ABSTRACT

EPILOGUE THROUGHOUT the myth of creation here concluded we have watched the divine Reason bringing intelligible order into the world in so far as he could persuade Necessity to co-operate. I urged that, if Plato's words are not to be robbed of all meaning, Necessity must be recognised as standing for a factor in the existing world never completely subdued by Reason. Further, if this Reason can be identified with the reason in the World-Soul itself, that other factor can hardly be anything but an irrational element in the World-Soul, the source of wandering motions. There is at all times some chaos within the cosmos.

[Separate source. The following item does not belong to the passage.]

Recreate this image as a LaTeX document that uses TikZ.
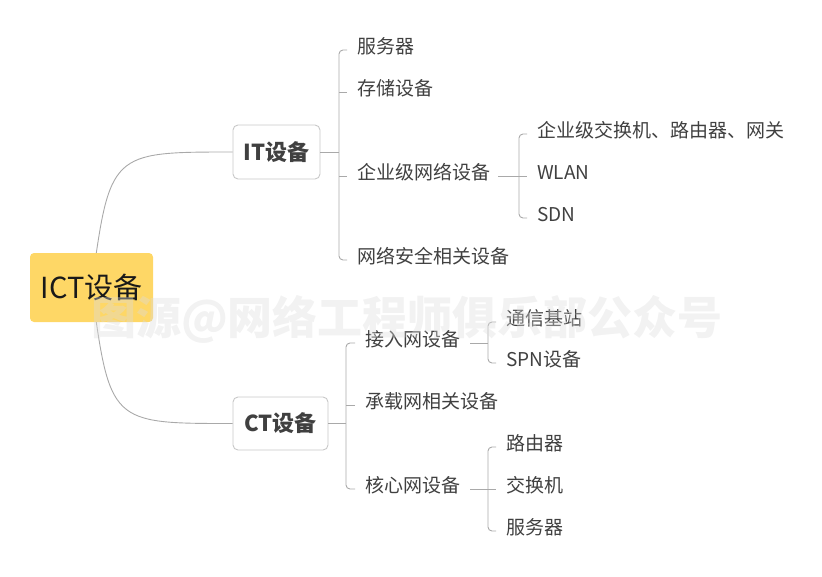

Becoming was imaged as the child of a father and a mother, who correspond to Heaven and Earth, the first parents of more primitive myth. The father is from above, Olympian; the mother from beneath; and one of her names is Necessity. Already in Homer Zeus and the other Olympians are confronted by a power they cannot subordinate, called Destiny or Fate. Like Plato's Demiurge, the Homeric gods are not omnipotent; and it seems impossible to deduce from Homer any coherent account of the relation between their will and the thwarting opposition of Destiny. Here Homer left an unsolved problem to be grappled with by the only religious genius of classical Greece who can take rank with Plato. It is no accident that the greatest work of Aeschylus, the Oresteia, culminates in the reconciliation of Zeus and Destiny; and that the reconciliation is effected by divine Reason, in the person of Athena, l persuading the daughters of Necessity to co-operate in her beneficent purposes.